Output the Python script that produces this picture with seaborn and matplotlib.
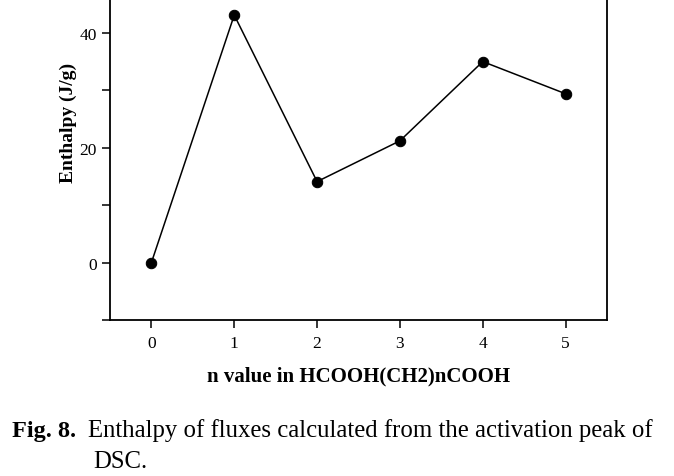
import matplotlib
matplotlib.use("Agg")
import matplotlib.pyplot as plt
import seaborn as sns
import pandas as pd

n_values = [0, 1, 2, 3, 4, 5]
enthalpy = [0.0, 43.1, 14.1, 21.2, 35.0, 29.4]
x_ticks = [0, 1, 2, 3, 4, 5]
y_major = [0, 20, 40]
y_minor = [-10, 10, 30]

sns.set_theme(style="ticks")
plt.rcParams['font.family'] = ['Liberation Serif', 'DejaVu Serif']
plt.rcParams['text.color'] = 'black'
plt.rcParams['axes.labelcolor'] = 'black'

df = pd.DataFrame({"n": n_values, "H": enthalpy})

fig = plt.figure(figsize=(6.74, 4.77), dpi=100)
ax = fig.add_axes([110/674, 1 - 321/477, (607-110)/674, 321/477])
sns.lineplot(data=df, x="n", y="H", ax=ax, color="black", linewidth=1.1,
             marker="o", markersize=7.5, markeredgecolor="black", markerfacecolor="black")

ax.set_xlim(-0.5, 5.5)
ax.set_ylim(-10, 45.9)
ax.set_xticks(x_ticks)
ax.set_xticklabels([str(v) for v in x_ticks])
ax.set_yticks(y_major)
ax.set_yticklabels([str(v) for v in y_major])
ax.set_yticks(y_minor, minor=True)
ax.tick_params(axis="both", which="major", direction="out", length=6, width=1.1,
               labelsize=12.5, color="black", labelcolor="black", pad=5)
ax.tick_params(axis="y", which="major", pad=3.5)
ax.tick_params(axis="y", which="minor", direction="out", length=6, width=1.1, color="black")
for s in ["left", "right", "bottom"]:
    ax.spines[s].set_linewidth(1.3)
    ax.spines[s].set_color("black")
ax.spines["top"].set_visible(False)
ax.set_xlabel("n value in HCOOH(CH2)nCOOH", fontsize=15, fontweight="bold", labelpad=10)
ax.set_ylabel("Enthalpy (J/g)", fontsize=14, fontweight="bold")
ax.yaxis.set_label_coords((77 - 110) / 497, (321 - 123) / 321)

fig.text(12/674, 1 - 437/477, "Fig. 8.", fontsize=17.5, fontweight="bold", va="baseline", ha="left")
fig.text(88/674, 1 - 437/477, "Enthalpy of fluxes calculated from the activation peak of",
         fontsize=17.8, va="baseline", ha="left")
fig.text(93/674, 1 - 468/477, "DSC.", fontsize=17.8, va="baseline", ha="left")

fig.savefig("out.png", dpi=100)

:::

Omitting all pictures, restate exactly the lines of the material from its start through the line that contains "y_minor = [-10, 10, 30]".

Output the Python script that produces this picture with seaborn and matplotlib.
import matplotlib
matplotlib.use("Agg")
import matplotlib.pyplot as plt
import seaborn as sns
import pandas as pd

n_values = [0, 1, 2, 3, 4, 5]
enthalpy = [0.0, 43.1, 14.1, 21.2, 35.0, 29.4]
x_ticks = [0, 1, 2, 3, 4, 5]
y_major = [0, 20, 40]
y_minor = [-10, 10, 30]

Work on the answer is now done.